The formula is only as good as the current grade you feed it, and online gradebooks mislead in both directions. Ungraded work sometimes sits in the gradebook as a zero, dragging the displayed average below your true position. In the other direction, a gradebook that ignores empty assignments can show a flattering average that will drop when the last project posts. Before you calculate, confirm which assignments are actually included, ask the instructor if anything is still ungraded, and recompute your category averages by hand if the course uses weighted categories. Ten minutes of checking can move your required final score by several points in either direction.

If the Required Score Is High, Act Before the Exam

A required score of 85% or 90% is possible on paper but risky in practice, and anything over 100% is a signal to change plans. Either way, the worst move is to silently hope. Options tend to disappear as the term ends, so work through this list early:

  • Talk to your instructor before the exam. Ask whether your current grade is up to date, whether any extra credit exists, and whether the syllabus has clauses like a final that replaces a lower midterm. Instructors can rarely help after grades post.
  • Check the withdrawal deadline. Many schools let you withdraw with a W late into the term. A W usually does not affect GPA, though it can affect financial aid completion rates and progress toward graduation, since Federal Student Aid's satisfactory academic progress guidance expects students to complete enough of the classes they attempt.
  • Ask about incomplete policies. If a documented emergency wrecked your semester, an incomplete may let you finish the work later instead of taking an F. Policies vary widely, and most require that you were passing before the emergency.
  • Confirm the retake rules. If failing looks likely, find out whether your school replaces the grade when you retake the course or averages both attempts. That changes how damaging an F actually is.

When a D does not actually pass

A D can earn general credit and still fail you in practice. Common cases at many schools: courses in your major that require a C or better, prerequisites where the next course refuses D grades, transfer agreements that only accept C or higher, and financial aid satisfactory academic progress rules that require a minimum GPA. Before you aim for the 60% line, confirm the D will do what you need it to do.

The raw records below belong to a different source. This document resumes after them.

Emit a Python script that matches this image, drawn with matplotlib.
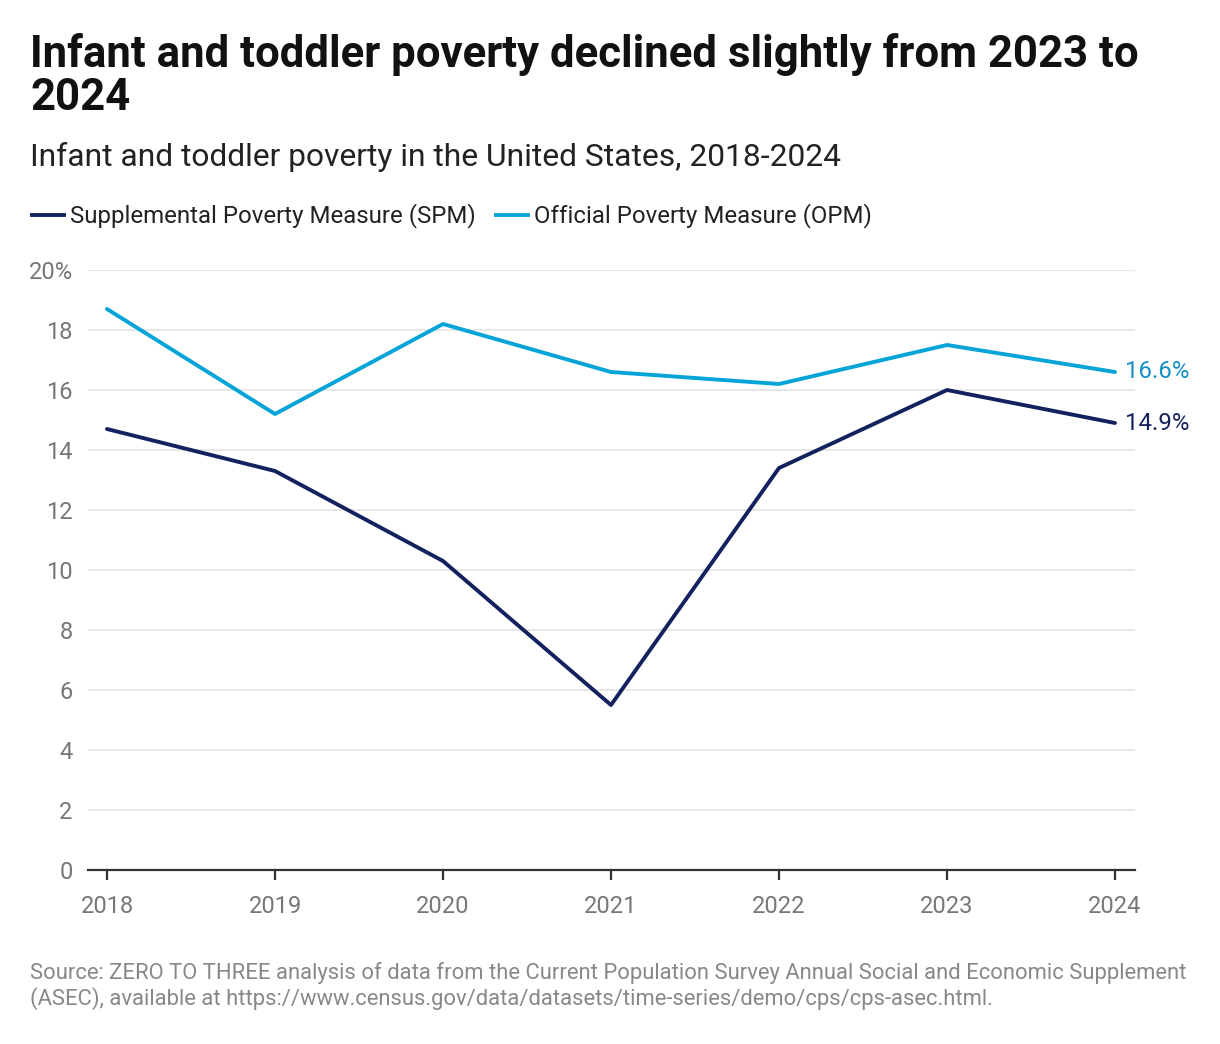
import matplotlib.pyplot as plt
from matplotlib.lines import Line2D

plt.rcParams['font.family'] = ['Roboto', 'DejaVu Sans']

years = [2018, 2019, 2020, 2021, 2022, 2023, 2024]
spm = [14.7, 13.3, 10.3, 5.5, 13.4, 16.0, 14.9]
opm = [18.7, 15.2, 18.2, 16.6, 16.2, 17.5, 16.6]
yticks = [0, 2, 4, 6, 8, 10, 12, 14, 16, 18, 20]
ytick_labels = ['0', '2', '4', '6', '8', '10', '12', '14', '16', '18', '20%']

spm_color = '#13215e'
opm_color = '#04a3d8'

fig = plt.figure(figsize=(12.2, 10.44), dpi=100)
ax = fig.add_axes([88 / 1220, 1 - 870 / 1044, (1135 - 88) / 1220, 600 / 1044])

ax.plot(years, spm, color=spm_color, lw=2.8, solid_capstyle='round', zorder=3)
ax.plot(years, opm, color=opm_color, lw=2.8, solid_capstyle='round', zorder=3)

# end labels
ax.annotate(f'{spm[-1]}%', (years[-1], spm[-1]), xytext=(7, 0), textcoords='offset points',
            va='center', ha='left', fontsize=17.3, color=spm_color, annotation_clip=False)
ax.annotate(f'{opm[-1]}%', (years[-1], opm[-1]), xytext=(7, 0), textcoords='offset points',
            va='center', ha='left', fontsize=17.3, color='#1690c4', annotation_clip=False)

ax.set_xlim(2018 - 19 / 168, 2024 + 20 / 168)
ax.set_ylim(0, 20)
ax.set_yticks(yticks)
ax.set_yticklabels(ytick_labels)
ax.set_xticks(years)
ax.set_xticklabels([str(y) for y in years])
ax.grid(axis='y', color='#e3e3e3', lw=1.2)
ax.set_axisbelow(True)
for s in ['top', 'right', 'left']:
    ax.spines[s].set_visible(False)
ax.spines['bottom'].set_color('#333333')
ax.spines['bottom'].set_linewidth(1.6)
ax.spines['bottom'].set_zorder(4)
ax.tick_params(axis='y', length=0, pad=11, labelsize=17, labelcolor='#777777')
ax.tick_params(axis='x', length=7, width=1.6, color='#333333', pad=11, labelsize=17, labelcolor='#777777')

# title, subtitle
fig.text(30 / 1220, 1 - 67 / 1044, 'Infant and toddler poverty declined slightly from 2023 to',
         fontsize=31.5, fontweight='bold', color='#111111', va='baseline')
fig.text(30 / 1220, 1 - 110 / 1044, '2024',
         fontsize=31.5, fontweight='bold', color='#111111', va='baseline')
fig.text(30 / 1220, 1 - 166 / 1044, 'Infant and toddler poverty in the United States, 2018-2024',
         fontsize=22.9, color='#222222', va='baseline')

# legend
handles = [Line2D([], [], color=spm_color, lw=2.8),
           Line2D([], [], color=opm_color, lw=2.8)]
fig.legend(handles, ['Supplemental Poverty Measure (SPM)', 'Official Poverty Measure (OPM)'],
           loc='center left', bbox_to_anchor=(10 / 1220, 1 - 216 / 1044), ncol=2, frameon=False,
           fontsize=17.3, handlelength=1.33, handletextpad=0.25, columnspacing=0.87, labelcolor='#222222')

fig.text(30 / 1220, 1 - 979 / 1044,
         'Source: ZERO TO THREE analysis of data from the Current Population Survey Annual Social and Economic Supplement',
         fontsize=15.85, color='#888888', va='baseline')
fig.text(30 / 1220, 1 - 1005 / 1044,
         '(ASEC), available at https://www.census.gov/data/datasets/time-series/demo/cps/cps-asec.html.',
         fontsize=15.85, color='#888888', va='baseline')

fig.savefig('out.png', dpi=100)
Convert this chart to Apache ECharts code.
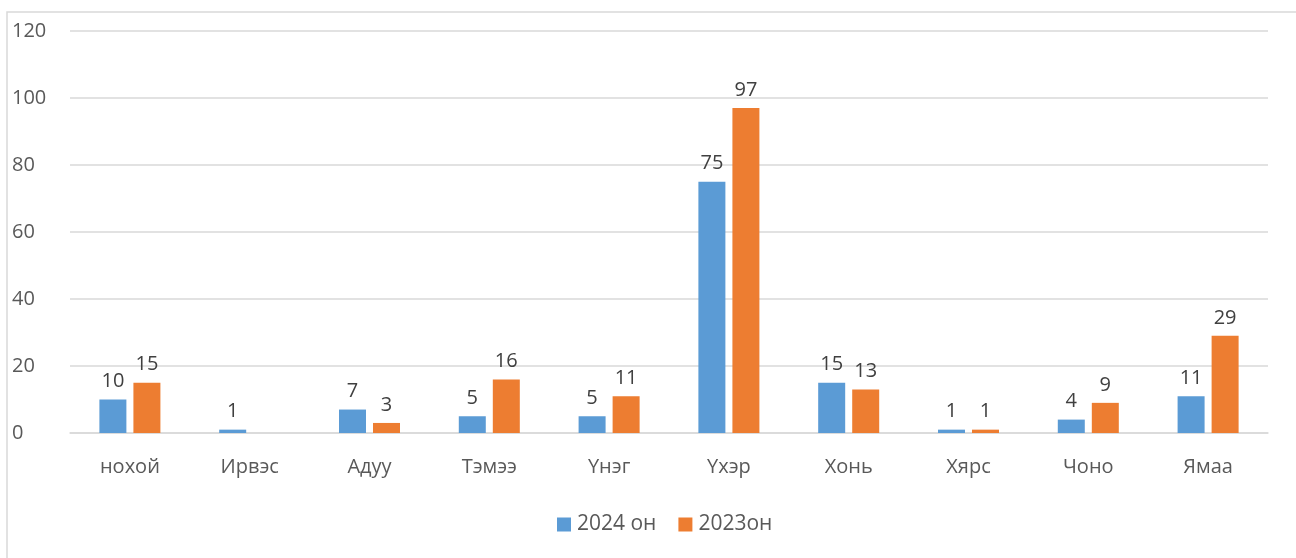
<!DOCTYPE html>
<html lang="mn">
<head>
    <meta charset="UTF-8">
    <title>Chart</title>
    <style>
        html, body { margin: 0; padding: 0; background: #fff; }
        #chart { width: 1296px; height: 558px; }
    </style>
</head>
<body>
    <div id="chart"></div>
    <script src="https://cdn.jsdelivr.net/npm/echarts@6/dist/echarts.min.js"></script>
    <script>
        var categories = ['нохой', 'Ирвэс', 'Адуу', 'Тэмээ', 'Үнэг', 'Үхэр', 'Хонь', 'Хярс', 'Чоно', 'Ямаа'];
        var values2024 = [10, 1, 7, 5, 5, 75, 15, 1, 4, 11];
        var values2023 = [15, null, 3, 16, 11, 97, 13, 1, 9, 29];
        var yTicks = { min: 0, max: 120, interval: 20 };

        var font = 'Open Sans, Noto Sans, sans-serif';
        var chart = echarts.init(document.getElementById('chart'));

        var label = {
            show: true,
            position: 'top',
            distance: 8,
            color: '#404040',
            fontSize: 20,
            fontFamily: font
        };

        chart.setOption({
            animation: false,
            graphic: [{
                type: 'rect',
                shape: { x: 7, y: 12, width: 1400, height: 700 },
                style: { fill: 'none', stroke: '#d9d9d9', lineWidth: 1.5 },
                silent: true
            }],
            grid: { left: 70, right: 28, top: 31, bottom: 125, containLabel: false, outerBoundsMode: 'none' },
            legend: {
                bottom: 18,
                left: 552,
                itemWidth: 14,
                itemHeight: 14,
                itemGap: 22,
                icon: 'rect',
                textStyle: { color: '#595959', fontSize: 21, fontFamily: font, padding: [0, 0, 0, 1] },
                data: ['2024 он', '2023он']
            },
            xAxis: {
                type: 'category',
                data: categories,
                axisLine: { lineStyle: { color: '#d9d9d9', width: 1.5 } },
                axisTick: { show: false },
                axisLabel: { color: '#595959', fontSize: 20, fontFamily: font, margin: 24 }
            },
            yAxis: {
                type: 'value',
                min: yTicks.min,
                max: yTicks.max,
                interval: yTicks.interval,
                axisLine: { show: false },
                axisTick: { show: false },
                splitLine: { lineStyle: { color: '#d9d9d9', width: 1.5 } },
                axisLabel: { color: '#595959', fontSize: 20, fontFamily: font, margin: 58, align: 'left' }
            },
            series: [
                {
                    name: '2024 он',
                    type: 'bar',
                    data: values2024,
                    barWidth: 27,
                    barGap: '26%',
                    itemStyle: { color: '#5B9BD5' },
                    label: label
                },
                {
                    name: '2023он',
                    type: 'bar',
                    data: values2023,
                    barWidth: 27,
                    itemStyle: { color: '#ED7D31' },
                    label: label
                }
            ]
        });
    </script>
</body>
</html>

Run the Scenarios, Then Decide

Open the Final Grade Calculator and enter your current grade and the final's weight. Calculate the required score for the D line, the C line, and one letter above where you are. Those three numbers turn panic into a plan: you will know exactly which outcomes are safe, which need a strong exam, and which require a conversation with your instructor or advisor this week rather than after grades post.

Frequently Asked Questions

Is 60% always enough to pass a college class?

Not always. At many US colleges a 60% earns a D, which counts as passing for general credit, but courses in your major often require a C or better to count toward your degree. Check the syllabus grading scale and your department's requirements, because the pass line is set by policy, not by a universal rule.

How do I calculate the final exam score I need to pass?

Use the formula: required final score = (passing grade minus current grade times current grade weight) divided by final exam weight. For example, with a 58% current grade, a final worth 25%, and a 60% pass line, you need (60 - 58 x 0.75) / 0.25 = 66% on the final. A final grade calculator does the same math instantly.

What should I do if the score I need to pass is over 100%?

A required score over 100% means passing is mathematically impossible under the current grading rules. Talk to your instructor immediately about extra credit or grade replacement clauses, and check your school's withdrawal and incomplete deadlines. Withdrawing before the deadline often protects your GPA, though it can affect financial aid completion rates.

Will a D grade keep my financial aid?

A D usually counts as a completed course for satisfactory academic progress, but SAP rules also require a minimum GPA, often 2.0, and a minimum completion rate. Several D grades can pull your GPA below that line even though each course technically passed. Check your school's SAP policy or ask the financial aid office directly.

Should I email my professor before or after the final exam?

Before. Instructors have far more options while the course is still running, such as pointing you to extra credit, correcting a grade entry, or explaining a replacement policy. After grades are submitted, most schools only allow changes for calculation errors, so asking early is the single highest-value move.